What is being asked:
Starting at the line that contains "Output the web" and stopping at the line that contains "0.552, 0.427, 0.303, 0.207, 0.130, 0.073, 0.016, 0.002, 0.0];", transcribe every line of the material below exactly; pictures stay out.

Input:
--------------------------------
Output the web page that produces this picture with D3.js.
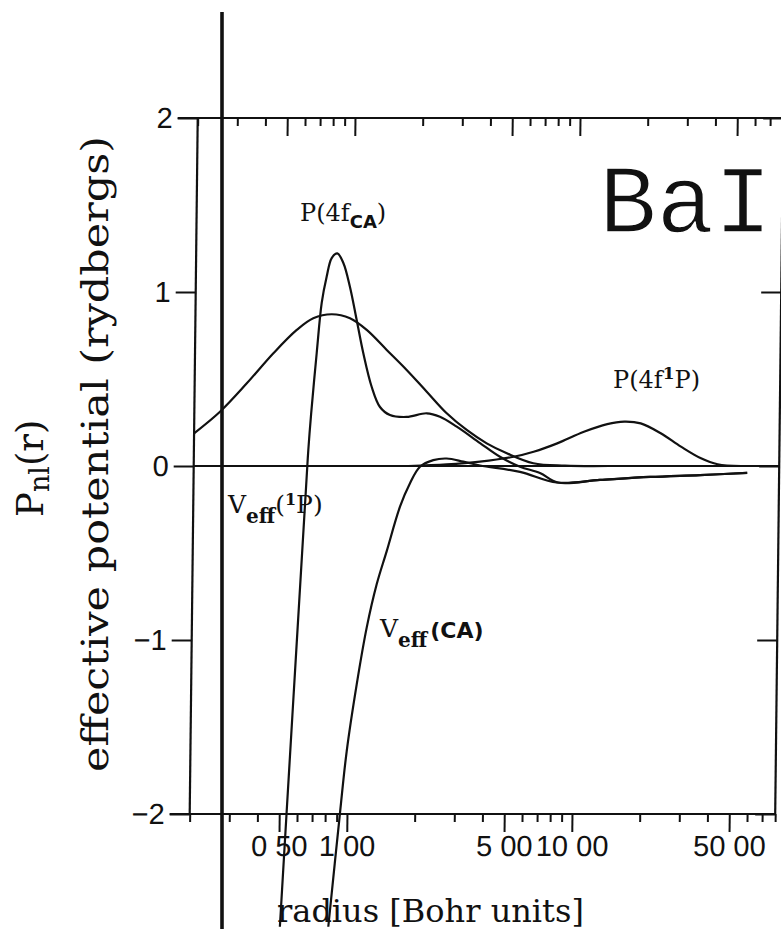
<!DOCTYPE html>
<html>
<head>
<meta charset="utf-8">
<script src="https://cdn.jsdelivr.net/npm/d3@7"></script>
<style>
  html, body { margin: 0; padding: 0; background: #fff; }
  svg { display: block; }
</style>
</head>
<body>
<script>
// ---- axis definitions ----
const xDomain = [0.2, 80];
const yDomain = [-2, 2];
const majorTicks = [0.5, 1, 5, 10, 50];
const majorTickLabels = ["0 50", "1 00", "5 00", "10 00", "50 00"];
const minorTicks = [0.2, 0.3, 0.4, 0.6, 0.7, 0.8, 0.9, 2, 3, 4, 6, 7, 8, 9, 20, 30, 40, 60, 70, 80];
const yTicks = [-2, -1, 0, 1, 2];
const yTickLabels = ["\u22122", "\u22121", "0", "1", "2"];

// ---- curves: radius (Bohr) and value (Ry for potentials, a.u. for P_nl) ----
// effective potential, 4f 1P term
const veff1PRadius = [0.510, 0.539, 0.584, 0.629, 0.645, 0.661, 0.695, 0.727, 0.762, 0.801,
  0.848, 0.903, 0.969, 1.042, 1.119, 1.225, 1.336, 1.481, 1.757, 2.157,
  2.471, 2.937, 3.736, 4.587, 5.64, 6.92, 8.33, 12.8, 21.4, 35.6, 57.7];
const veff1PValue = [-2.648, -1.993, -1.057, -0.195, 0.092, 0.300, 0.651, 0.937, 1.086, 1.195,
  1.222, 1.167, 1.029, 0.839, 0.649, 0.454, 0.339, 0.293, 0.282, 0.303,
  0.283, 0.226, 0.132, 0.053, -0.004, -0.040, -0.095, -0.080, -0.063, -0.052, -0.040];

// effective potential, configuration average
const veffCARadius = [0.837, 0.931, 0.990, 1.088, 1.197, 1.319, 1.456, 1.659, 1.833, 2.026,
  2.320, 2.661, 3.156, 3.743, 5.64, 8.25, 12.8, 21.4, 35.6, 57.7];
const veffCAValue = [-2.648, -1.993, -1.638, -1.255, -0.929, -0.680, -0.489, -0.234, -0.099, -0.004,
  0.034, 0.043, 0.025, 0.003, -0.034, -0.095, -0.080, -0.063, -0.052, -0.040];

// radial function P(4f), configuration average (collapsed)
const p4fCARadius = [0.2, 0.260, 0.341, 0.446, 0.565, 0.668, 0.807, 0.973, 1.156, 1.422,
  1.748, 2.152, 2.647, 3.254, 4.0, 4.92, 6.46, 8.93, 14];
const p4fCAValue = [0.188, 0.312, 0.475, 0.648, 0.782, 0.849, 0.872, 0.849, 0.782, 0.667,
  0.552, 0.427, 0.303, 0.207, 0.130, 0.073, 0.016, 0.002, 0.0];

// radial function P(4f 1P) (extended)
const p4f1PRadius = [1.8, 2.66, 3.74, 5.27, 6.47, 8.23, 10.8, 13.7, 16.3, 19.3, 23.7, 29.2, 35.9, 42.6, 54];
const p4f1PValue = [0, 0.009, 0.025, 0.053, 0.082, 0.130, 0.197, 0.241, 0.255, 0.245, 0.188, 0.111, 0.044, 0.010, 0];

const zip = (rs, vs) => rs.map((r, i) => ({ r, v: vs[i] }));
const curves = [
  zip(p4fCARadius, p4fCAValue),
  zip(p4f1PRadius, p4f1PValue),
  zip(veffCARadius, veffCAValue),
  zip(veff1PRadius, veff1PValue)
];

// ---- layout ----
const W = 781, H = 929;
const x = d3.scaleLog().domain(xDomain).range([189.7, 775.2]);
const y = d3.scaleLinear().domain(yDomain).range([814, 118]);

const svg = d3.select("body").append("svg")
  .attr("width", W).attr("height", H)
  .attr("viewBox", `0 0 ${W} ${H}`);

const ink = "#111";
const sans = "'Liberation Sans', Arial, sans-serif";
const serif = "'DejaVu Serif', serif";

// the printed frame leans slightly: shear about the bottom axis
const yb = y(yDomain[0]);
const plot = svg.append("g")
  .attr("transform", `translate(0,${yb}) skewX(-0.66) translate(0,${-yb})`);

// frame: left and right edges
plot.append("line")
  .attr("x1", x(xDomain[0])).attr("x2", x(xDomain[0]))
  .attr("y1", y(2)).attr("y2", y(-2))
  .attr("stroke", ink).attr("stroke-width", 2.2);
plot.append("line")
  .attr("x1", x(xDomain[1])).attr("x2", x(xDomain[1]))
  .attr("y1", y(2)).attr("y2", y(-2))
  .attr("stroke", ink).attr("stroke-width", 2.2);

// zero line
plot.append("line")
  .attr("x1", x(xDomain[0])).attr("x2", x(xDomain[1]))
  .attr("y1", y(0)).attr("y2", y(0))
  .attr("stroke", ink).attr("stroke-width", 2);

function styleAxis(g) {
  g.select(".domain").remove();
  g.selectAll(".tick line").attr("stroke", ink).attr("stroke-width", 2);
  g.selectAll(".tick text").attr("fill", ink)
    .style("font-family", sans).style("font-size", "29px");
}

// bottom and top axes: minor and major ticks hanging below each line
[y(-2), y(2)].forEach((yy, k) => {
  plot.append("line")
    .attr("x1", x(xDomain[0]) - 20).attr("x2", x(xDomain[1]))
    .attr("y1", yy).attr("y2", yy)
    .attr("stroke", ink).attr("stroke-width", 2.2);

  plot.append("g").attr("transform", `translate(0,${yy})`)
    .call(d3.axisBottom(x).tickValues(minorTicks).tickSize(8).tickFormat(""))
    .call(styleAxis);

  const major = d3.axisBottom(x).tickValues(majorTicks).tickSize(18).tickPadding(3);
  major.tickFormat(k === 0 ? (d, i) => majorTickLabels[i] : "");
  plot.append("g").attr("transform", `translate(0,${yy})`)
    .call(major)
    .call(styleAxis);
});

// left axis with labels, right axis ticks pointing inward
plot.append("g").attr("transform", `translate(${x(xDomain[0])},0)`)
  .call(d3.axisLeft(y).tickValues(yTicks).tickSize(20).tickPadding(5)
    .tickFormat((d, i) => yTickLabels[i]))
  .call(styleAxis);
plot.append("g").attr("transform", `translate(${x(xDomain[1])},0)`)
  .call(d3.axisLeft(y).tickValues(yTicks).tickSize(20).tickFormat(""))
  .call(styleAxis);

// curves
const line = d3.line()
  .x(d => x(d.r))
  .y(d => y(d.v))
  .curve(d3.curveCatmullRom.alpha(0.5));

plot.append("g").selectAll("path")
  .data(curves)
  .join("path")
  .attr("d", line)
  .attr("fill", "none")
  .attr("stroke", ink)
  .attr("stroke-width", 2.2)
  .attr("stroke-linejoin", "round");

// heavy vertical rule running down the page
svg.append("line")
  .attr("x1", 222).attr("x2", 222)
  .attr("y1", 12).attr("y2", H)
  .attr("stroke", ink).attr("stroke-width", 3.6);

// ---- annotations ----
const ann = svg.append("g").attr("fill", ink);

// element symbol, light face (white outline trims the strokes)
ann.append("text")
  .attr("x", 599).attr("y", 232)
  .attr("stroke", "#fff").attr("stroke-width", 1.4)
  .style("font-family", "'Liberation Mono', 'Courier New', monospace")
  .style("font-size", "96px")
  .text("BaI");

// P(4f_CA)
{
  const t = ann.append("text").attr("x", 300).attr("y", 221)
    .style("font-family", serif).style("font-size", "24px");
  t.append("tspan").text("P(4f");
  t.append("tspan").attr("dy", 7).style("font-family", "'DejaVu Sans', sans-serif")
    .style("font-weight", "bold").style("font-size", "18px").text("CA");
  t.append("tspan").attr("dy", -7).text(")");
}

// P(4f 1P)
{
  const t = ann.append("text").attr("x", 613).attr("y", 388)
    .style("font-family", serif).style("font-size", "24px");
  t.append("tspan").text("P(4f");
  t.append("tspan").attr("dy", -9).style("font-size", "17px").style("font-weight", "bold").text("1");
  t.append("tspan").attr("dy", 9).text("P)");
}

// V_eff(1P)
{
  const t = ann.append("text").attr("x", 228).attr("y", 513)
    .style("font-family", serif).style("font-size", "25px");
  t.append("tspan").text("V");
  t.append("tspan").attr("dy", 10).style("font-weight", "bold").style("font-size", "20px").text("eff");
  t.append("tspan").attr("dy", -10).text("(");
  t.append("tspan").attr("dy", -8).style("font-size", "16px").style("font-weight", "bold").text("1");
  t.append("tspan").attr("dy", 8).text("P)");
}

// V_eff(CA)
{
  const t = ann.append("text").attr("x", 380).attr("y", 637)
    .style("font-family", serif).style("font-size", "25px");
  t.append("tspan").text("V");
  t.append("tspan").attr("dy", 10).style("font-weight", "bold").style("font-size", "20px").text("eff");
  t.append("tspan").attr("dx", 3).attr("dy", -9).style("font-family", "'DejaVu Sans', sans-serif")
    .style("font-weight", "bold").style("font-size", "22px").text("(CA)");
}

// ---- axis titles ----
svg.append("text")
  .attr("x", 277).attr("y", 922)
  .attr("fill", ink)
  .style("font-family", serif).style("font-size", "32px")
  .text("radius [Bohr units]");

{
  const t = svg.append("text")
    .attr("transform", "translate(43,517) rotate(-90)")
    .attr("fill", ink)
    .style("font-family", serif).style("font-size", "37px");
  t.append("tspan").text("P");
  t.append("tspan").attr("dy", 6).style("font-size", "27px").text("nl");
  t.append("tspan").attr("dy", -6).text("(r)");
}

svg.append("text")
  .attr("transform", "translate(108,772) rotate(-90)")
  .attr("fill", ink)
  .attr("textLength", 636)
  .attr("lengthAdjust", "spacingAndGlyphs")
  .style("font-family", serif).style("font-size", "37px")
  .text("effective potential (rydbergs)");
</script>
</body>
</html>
--------------------------------
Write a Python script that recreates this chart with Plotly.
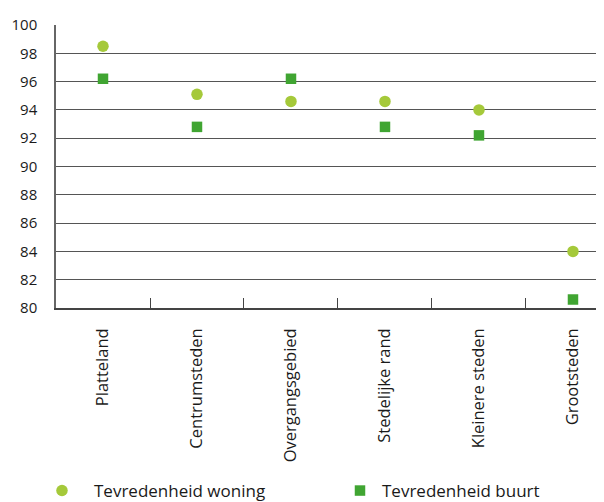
--------------------------------
Exercise output:
Output the web page that produces this picture with D3.js.
<!DOCTYPE html>
<html>
<head>
<meta charset="utf-8">
<script src="https://cdn.jsdelivr.net/npm/d3@7"></script>
<style>
  html, body { margin: 0; padding: 0; background: #fff; }
  svg { display: block; }
</style>
</head>
<body>
<script>
// ---- axis definitions ----
const xDomain = [0.2, 80];
const yDomain = [-2, 2];
const majorTicks = [0.5, 1, 5, 10, 50];
const majorTickLabels = ["0 50", "1 00", "5 00", "10 00", "50 00"];
const minorTicks = [0.2, 0.3, 0.4, 0.6, 0.7, 0.8, 0.9, 2, 3, 4, 6, 7, 8, 9, 20, 30, 40, 60, 70, 80];
const yTicks = [-2, -1, 0, 1, 2];
const yTickLabels = ["\u22122", "\u22121", "0", "1", "2"];

// ---- curves: radius (Bohr) and value (Ry for potentials, a.u. for P_nl) ----
// effective potential, 4f 1P term
const veff1PRadius = [0.510, 0.539, 0.584, 0.629, 0.645, 0.661, 0.695, 0.727, 0.762, 0.801,
  0.848, 0.903, 0.969, 1.042, 1.119, 1.225, 1.336, 1.481, 1.757, 2.157,
  2.471, 2.937, 3.736, 4.587, 5.64, 6.92, 8.33, 12.8, 21.4, 35.6, 57.7];
const veff1PValue = [-2.648, -1.993, -1.057, -0.195, 0.092, 0.300, 0.651, 0.937, 1.086, 1.195,
  1.222, 1.167, 1.029, 0.839, 0.649, 0.454, 0.339, 0.293, 0.282, 0.303,
  0.283, 0.226, 0.132, 0.053, -0.004, -0.040, -0.095, -0.080, -0.063, -0.052, -0.040];

// effective potential, configuration average
const veffCARadius = [0.837, 0.931, 0.990, 1.088, 1.197, 1.319, 1.456, 1.659, 1.833, 2.026,
  2.320, 2.661, 3.156, 3.743, 5.64, 8.25, 12.8, 21.4, 35.6, 57.7];
const veffCAValue = [-2.648, -1.993, -1.638, -1.255, -0.929, -0.680, -0.489, -0.234, -0.099, -0.004,
  0.034, 0.043, 0.025, 0.003, -0.034, -0.095, -0.080, -0.063, -0.052, -0.040];

// radial function P(4f), configuration average (collapsed)
const p4fCARadius = [0.2, 0.260, 0.341, 0.446, 0.565, 0.668, 0.807, 0.973, 1.156, 1.422,
  1.748, 2.152, 2.647, 3.254, 4.0, 4.92, 6.46, 8.93, 14];
const p4fCAValue = [0.188, 0.312, 0.475, 0.648, 0.782, 0.849, 0.872, 0.849, 0.782, 0.667,
  0.552, 0.427, 0.303, 0.207, 0.130, 0.073, 0.016, 0.002, 0.0];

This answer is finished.